## GOAL OF THE EXERCISE
Print the listing below in its entirety, character for character.

[START OF SOURCE MATERIAL]

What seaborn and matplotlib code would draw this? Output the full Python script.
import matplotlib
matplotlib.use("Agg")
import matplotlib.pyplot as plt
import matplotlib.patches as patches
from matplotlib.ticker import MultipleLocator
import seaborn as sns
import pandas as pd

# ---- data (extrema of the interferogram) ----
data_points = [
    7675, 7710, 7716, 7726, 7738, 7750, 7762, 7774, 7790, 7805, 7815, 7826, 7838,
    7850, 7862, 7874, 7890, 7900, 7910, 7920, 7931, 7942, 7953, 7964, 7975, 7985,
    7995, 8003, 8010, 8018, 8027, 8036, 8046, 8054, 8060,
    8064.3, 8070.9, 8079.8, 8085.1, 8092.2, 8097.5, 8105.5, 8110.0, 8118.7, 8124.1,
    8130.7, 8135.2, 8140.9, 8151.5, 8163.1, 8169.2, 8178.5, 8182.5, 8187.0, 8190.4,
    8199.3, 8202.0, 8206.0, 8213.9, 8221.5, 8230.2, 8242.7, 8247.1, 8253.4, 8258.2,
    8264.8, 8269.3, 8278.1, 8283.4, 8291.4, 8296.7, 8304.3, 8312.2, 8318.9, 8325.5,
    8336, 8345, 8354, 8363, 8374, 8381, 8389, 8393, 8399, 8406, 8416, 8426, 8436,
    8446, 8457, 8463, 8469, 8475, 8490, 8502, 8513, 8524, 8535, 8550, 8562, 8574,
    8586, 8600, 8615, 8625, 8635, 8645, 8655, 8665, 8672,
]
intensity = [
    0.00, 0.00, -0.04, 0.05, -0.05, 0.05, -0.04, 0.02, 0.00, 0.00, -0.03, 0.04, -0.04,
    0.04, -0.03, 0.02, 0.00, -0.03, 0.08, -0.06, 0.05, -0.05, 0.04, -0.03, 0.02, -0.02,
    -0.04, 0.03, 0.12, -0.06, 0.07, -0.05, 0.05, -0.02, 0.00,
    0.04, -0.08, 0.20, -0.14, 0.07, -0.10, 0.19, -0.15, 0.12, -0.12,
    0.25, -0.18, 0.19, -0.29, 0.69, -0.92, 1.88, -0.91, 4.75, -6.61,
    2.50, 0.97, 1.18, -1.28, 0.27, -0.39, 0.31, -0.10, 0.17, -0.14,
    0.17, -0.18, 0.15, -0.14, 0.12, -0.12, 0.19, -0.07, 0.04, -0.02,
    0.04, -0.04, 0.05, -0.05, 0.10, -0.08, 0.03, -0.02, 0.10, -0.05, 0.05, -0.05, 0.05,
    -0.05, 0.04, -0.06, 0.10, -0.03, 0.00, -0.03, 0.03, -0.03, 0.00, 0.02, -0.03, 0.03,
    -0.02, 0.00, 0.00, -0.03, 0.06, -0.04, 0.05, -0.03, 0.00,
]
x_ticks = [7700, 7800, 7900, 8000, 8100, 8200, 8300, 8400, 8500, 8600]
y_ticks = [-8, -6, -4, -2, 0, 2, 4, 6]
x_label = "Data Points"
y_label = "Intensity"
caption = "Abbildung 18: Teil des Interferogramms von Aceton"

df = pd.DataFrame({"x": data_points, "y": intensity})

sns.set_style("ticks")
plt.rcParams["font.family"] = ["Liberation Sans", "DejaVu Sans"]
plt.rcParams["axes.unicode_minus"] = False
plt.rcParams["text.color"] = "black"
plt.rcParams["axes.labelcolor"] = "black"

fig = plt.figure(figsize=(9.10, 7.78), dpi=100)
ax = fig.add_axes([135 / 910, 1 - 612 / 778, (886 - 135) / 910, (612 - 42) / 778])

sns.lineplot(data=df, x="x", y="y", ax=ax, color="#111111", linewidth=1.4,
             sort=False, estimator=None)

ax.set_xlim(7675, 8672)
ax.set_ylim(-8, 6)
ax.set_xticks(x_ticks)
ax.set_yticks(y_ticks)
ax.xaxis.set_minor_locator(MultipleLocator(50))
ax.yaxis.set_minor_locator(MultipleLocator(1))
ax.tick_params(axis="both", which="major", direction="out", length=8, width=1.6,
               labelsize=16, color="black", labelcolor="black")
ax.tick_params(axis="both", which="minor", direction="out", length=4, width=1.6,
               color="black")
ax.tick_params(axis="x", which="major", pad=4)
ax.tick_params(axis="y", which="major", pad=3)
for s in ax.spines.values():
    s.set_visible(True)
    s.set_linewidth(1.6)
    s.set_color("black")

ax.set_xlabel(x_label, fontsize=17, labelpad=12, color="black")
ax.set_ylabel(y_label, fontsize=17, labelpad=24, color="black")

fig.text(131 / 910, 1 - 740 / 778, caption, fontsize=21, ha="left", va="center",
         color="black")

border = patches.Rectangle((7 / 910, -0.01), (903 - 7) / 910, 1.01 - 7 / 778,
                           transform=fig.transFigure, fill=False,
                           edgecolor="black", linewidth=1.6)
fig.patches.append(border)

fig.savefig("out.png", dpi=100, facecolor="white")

[END OF SOURCE MATERIAL]

## RESULT
What seaborn and matplotlib code would draw this? Output the full Python script.
import matplotlib
matplotlib.use("Agg")
import matplotlib.pyplot as plt
import matplotlib.patches as patches
from matplotlib.ticker import MultipleLocator
import seaborn as sns
import pandas as pd

# ---- data (extrema of the interferogram) ----
data_points = [
    7675, 7710, 7716, 7726, 7738, 7750, 7762, 7774, 7790, 7805, 7815, 7826, 7838,
    7850, 7862, 7874, 7890, 7900, 7910, 7920, 7931, 7942, 7953, 7964, 7975, 7985,
    7995, 8003, 8010, 8018, 8027, 8036, 8046, 8054, 8060,
    8064.3, 8070.9, 8079.8, 8085.1, 8092.2, 8097.5, 8105.5, 8110.0, 8118.7, 8124.1,
    8130.7, 8135.2, 8140.9, 8151.5, 8163.1, 8169.2, 8178.5, 8182.5, 8187.0, 8190.4,
    8199.3, 8202.0, 8206.0, 8213.9, 8221.5, 8230.2, 8242.7, 8247.1, 8253.4, 8258.2,
    8264.8, 8269.3, 8278.1, 8283.4, 8291.4, 8296.7, 8304.3, 8312.2, 8318.9, 8325.5,
    8336, 8345, 8354, 8363, 8374, 8381, 8389, 8393, 8399, 8406, 8416, 8426, 8436,
    8446, 8457, 8463, 8469, 8475, 8490, 8502, 8513, 8524, 8535, 8550, 8562, 8574,
    8586, 8600, 8615, 8625, 8635, 8645, 8655, 8665, 8672,
]
intensity = [
    0.00, 0.00, -0.04, 0.05, -0.05, 0.05, -0.04, 0.02, 0.00, 0.00, -0.03, 0.04, -0.04,
    0.04, -0.03, 0.02, 0.00, -0.03, 0.08, -0.06, 0.05, -0.05, 0.04, -0.03, 0.02, -0.02,
    -0.04, 0.03, 0.12, -0.06, 0.07, -0.05, 0.05, -0.02, 0.00,
    0.04, -0.08, 0.20, -0.14, 0.07, -0.10, 0.19, -0.15, 0.12, -0.12,
    0.25, -0.18, 0.19, -0.29, 0.69, -0.92, 1.88, -0.91, 4.75, -6.61,
    2.50, 0.97, 1.18, -1.28, 0.27, -0.39, 0.31, -0.10, 0.17, -0.14,
    0.17, -0.18, 0.15, -0.14, 0.12, -0.12, 0.19, -0.07, 0.04, -0.02,
    0.04, -0.04, 0.05, -0.05, 0.10, -0.08, 0.03, -0.02, 0.10, -0.05, 0.05, -0.05, 0.05,
    -0.05, 0.04, -0.06, 0.10, -0.03, 0.00, -0.03, 0.03, -0.03, 0.00, 0.02, -0.03, 0.03,
    -0.02, 0.00, 0.00, -0.03, 0.06, -0.04, 0.05, -0.03, 0.00,
]
x_ticks = [7700, 7800, 7900, 8000, 8100, 8200, 8300, 8400, 8500, 8600]
y_ticks = [-8, -6, -4, -2, 0, 2, 4, 6]
x_label = "Data Points"
y_label = "Intensity"
caption = "Abbildung 18: Teil des Interferogramms von Aceton"

df = pd.DataFrame({"x": data_points, "y": intensity})

sns.set_style("ticks")
plt.rcParams["font.family"] = ["Liberation Sans", "DejaVu Sans"]
plt.rcParams["axes.unicode_minus"] = False
plt.rcParams["text.color"] = "black"
plt.rcParams["axes.labelcolor"] = "black"

fig = plt.figure(figsize=(9.10, 7.78), dpi=100)
ax = fig.add_axes([135 / 910, 1 - 612 / 778, (886 - 135) / 910, (612 - 42) / 778])

sns.lineplot(data=df, x="x", y="y", ax=ax, color="#111111", linewidth=1.4,
             sort=False, estimator=None)

ax.set_xlim(7675, 8672)
ax.set_ylim(-8, 6)
ax.set_xticks(x_ticks)
ax.set_yticks(y_ticks)
ax.xaxis.set_minor_locator(MultipleLocator(50))
ax.yaxis.set_minor_locator(MultipleLocator(1))
ax.tick_params(axis="both", which="major", direction="out", length=8, width=1.6,
               labelsize=16, color="black", labelcolor="black")
ax.tick_params(axis="both", which="minor", direction="out", length=4, width=1.6,
               color="black")
ax.tick_params(axis="x", which="major", pad=4)
ax.tick_params(axis="y", which="major", pad=3)
for s in ax.spines.values():
    s.set_visible(True)
    s.set_linewidth(1.6)
    s.set_color("black")

ax.set_xlabel(x_label, fontsize=17, labelpad=12, color="black")
ax.set_ylabel(y_label, fontsize=17, labelpad=24, color="black")

fig.text(131 / 910, 1 - 740 / 778, caption, fontsize=21, ha="left", va="center",
         color="black")

border = patches.Rectangle((7 / 910, -0.01), (903 - 7) / 910, 1.01 - 7 / 778,
                           transform=fig.transFigure, fill=False,
                           edgecolor="black", linewidth=1.6)
fig.patches.append(border)

fig.savefig("out.png", dpi=100, facecolor="white")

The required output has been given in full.